◆ **Data extract**:
↓

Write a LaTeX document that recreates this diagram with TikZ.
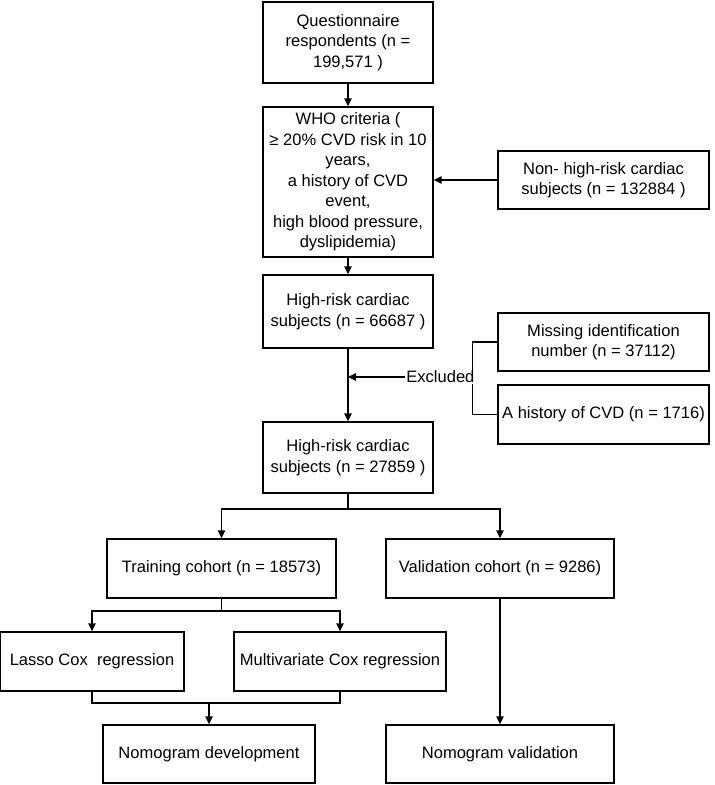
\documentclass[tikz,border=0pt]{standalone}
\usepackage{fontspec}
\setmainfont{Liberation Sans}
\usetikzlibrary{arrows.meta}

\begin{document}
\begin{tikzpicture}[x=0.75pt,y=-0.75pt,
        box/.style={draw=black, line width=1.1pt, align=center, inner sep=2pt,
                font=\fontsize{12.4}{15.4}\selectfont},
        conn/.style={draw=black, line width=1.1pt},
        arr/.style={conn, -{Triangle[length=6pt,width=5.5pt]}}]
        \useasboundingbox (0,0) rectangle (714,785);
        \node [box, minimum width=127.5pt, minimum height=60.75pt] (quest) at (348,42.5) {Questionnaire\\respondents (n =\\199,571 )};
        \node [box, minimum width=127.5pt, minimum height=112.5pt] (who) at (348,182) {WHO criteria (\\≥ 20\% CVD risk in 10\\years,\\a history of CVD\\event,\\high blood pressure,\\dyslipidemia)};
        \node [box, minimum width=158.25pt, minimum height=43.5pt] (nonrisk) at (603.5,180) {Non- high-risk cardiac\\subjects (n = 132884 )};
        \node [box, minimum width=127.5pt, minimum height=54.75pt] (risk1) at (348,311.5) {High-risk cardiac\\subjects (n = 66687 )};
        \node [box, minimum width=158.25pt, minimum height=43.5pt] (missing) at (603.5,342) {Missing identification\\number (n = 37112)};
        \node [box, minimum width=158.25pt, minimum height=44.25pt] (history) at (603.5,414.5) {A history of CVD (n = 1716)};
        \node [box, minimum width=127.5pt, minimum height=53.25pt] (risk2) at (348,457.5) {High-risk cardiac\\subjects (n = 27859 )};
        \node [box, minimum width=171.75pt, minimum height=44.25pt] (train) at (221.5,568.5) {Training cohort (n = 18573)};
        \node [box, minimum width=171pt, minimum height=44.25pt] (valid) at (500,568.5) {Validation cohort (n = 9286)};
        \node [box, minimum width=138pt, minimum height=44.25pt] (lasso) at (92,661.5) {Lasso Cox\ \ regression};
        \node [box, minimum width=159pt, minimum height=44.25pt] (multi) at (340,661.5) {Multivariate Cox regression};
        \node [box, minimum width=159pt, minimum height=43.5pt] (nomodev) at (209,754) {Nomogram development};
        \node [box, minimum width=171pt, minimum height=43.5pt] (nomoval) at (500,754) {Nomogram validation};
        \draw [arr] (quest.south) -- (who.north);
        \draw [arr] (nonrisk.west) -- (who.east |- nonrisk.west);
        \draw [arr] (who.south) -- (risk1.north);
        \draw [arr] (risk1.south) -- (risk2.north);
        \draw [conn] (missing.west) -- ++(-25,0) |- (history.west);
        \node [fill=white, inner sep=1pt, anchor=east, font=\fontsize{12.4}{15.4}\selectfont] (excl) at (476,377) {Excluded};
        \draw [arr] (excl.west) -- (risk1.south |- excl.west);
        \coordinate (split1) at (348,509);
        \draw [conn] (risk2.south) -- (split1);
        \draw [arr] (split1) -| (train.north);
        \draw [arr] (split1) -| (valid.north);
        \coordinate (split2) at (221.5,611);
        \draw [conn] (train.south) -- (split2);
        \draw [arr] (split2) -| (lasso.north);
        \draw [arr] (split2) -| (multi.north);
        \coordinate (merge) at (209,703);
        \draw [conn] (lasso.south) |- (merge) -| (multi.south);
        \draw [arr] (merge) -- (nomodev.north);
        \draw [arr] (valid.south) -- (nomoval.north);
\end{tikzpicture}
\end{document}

↑

◆ **Request**: Copy the listing over exactly, skipping the pictures it holds.

◆ **The response**:
Write a LaTeX document that recreates this diagram with TikZ.
\documentclass[tikz,border=0pt]{standalone}
\usepackage{fontspec}
\setmainfont{Liberation Sans}
\usetikzlibrary{arrows.meta}

\begin{document}
\begin{tikzpicture}[x=0.75pt,y=-0.75pt,
        box/.style={draw=black, line width=1.1pt, align=center, inner sep=2pt,
                font=\fontsize{12.4}{15.4}\selectfont},
        conn/.style={draw=black, line width=1.1pt},
        arr/.style={conn, -{Triangle[length=6pt,width=5.5pt]}}]
        \useasboundingbox (0,0) rectangle (714,785);
        \node [box, minimum width=127.5pt, minimum height=60.75pt] (quest) at (348,42.5) {Questionnaire\\respondents (n =\\199,571 )};
        \node [box, minimum width=127.5pt, minimum height=112.5pt] (who) at (348,182) {WHO criteria (\\≥ 20\% CVD risk in 10\\years,\\a history of CVD\\event,\\high blood pressure,\\dyslipidemia)};
        \node [box, minimum width=158.25pt, minimum height=43.5pt] (nonrisk) at (603.5,180) {Non- high-risk cardiac\\subjects (n = 132884 )};
        \node [box, minimum width=127.5pt, minimum height=54.75pt] (risk1) at (348,311.5) {High-risk cardiac\\subjects (n = 66687 )};
        \node [box, minimum width=158.25pt, minimum height=43.5pt] (missing) at (603.5,342) {Missing identification\\number (n = 37112)};
        \node [box, minimum width=158.25pt, minimum height=44.25pt] (history) at (603.5,414.5) {A history of CVD (n = 1716)};
        \node [box, minimum width=127.5pt, minimum height=53.25pt] (risk2) at (348,457.5) {High-risk cardiac\\subjects (n = 27859 )};
        \node [box, minimum width=171.75pt, minimum height=44.25pt] (train) at (221.5,568.5) {Training cohort (n = 18573)};
        \node [box, minimum width=171pt, minimum height=44.25pt] (valid) at (500,568.5) {Validation cohort (n = 9286)};
        \node [box, minimum width=138pt, minimum height=44.25pt] (lasso) at (92,661.5) {Lasso Cox\ \ regression};
        \node [box, minimum width=159pt, minimum height=44.25pt] (multi) at (340,661.5) {Multivariate Cox regression};
        \node [box, minimum width=159pt, minimum height=43.5pt] (nomodev) at (209,754) {Nomogram development};
        \node [box, minimum width=171pt, minimum height=43.5pt] (nomoval) at (500,754) {Nomogram validation};
        \draw [arr] (quest.south) -- (who.north);
        \draw [arr] (nonrisk.west) -- (who.east |- nonrisk.west);
        \draw [arr] (who.south) -- (risk1.north);
        \draw [arr] (risk1.south) -- (risk2.north);
        \draw [conn] (missing.west) -- ++(-25,0) |- (history.west);
        \node [fill=white, inner sep=1pt, anchor=east, font=\fontsize{12.4}{15.4}\selectfont] (excl) at (476,377) {Excluded};
        \draw [arr] (excl.west) -- (risk1.south |- excl.west);
        \coordinate (split1) at (348,509);
        \draw [conn] (risk2.south) -- (split1);
        \draw [arr] (split1) -| (train.north);
        \draw [arr] (split1) -| (valid.north);
        \coordinate (split2) at (221.5,611);
        \draw [conn] (train.south) -- (split2);
        \draw [arr] (split2) -| (lasso.north);
        \draw [arr] (split2) -| (multi.north);
        \coordinate (merge) at (209,703);
        \draw [conn] (lasso.south) |- (merge) -| (multi.south);
        \draw [arr] (merge) -- (nomodev.north);
        \draw [arr] (valid.south) -- (nomoval.north);
\end{tikzpicture}
\end{document}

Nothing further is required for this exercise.